Tuesday, August 01, 2006

Castro: Ever A Liar and A Beggar

While Cuba holds her breath, waiting to hear whether or not she is free from the cruelty and corruption of the Old Communist, and waiting to see if further outrages against her follow at the hands of Fidel's barbarous baby brother, freedom-loving people around the world pray.

There are many English-language web sites designed to give the world the true picture of Cuba, complete with the details of her poverty, illness and oppression under Castro -- news that the fellow-traveling mainstream media has always failed utterly to provide. They include Babalu', Cuban-American Pundits, 26th Parallel, Kill Castro, and The Real Cuba.

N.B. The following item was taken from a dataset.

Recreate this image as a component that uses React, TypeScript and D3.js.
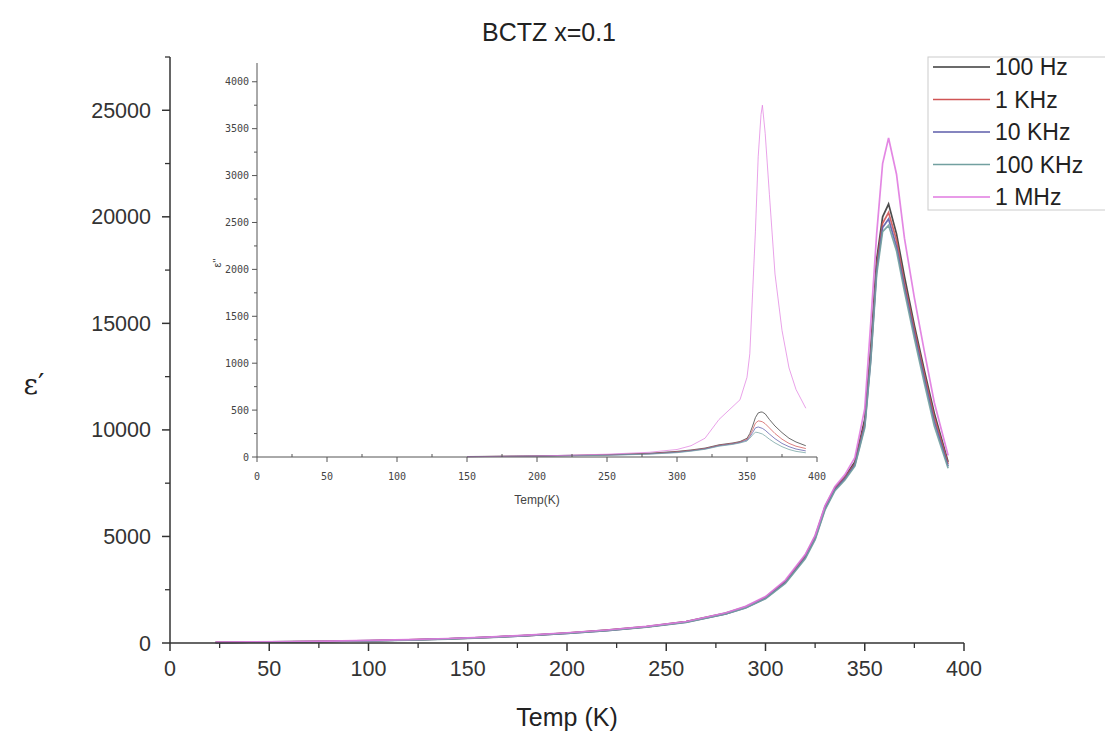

It was at The Real Cuba that I found this revealing anecdote:

"Mr. Roosevelt, can you spare 10 bucks?"


In 1940, when he was a young student at one of Cuba's most exclusive Catholic schools, Fidel Castro wrote a letter to then US President Franklyn Roosevelt asking the president to send him a $10 bill. In his letter, the young Castro referred to Roosevelt as his "friend." The letter is now in the National Archives.


"Never I have not seen a ten dollars bill green American and I would like to have one of them," Castro told Roosevelt.


But much has changed since then. After becoming Cuba's absolute ruler and running the island as his private farm and the 11 million Cubans as his peons, Castro is now a multimillionaire. His fortune, according to Forbes magazine, is more than 900 million dollars or 90 million 10 dollar bills like the one Castro was begging Mr. Roosevelt to send him.

It seems that Castro has always liked to beg his "friends" for money.

A few years after writing the letter to Roosevelt, Castro was begging Cuba's richest class for money to fight Batista and bring democracy to Cuba. Many went ahead and gave him the money and he later betrayed them and the millions of Cubans who once trusted him. Later he begged the Russians for money and took billions of dollars from them until they went bankrupt, thanks in part to all the money they dumped in Castro's "Black Hole."

And now he found another "rich daddy" who is using billions of dollars that belong to the Venezuelan people and giving them to t
he beggar-in-chief.

Two things are clear from Castro's letter: One, that he always has been begging for money and two, that he has always been a liar. In the letter to Roosevelt, Castro said that he was "12 years old," but he was born on August 13 1926 and since the letter to Roosevelt was dated November 6, 1940, Castro was already 14.


Conclusion: A beggar then and a beggar now; a liar then and a liar now.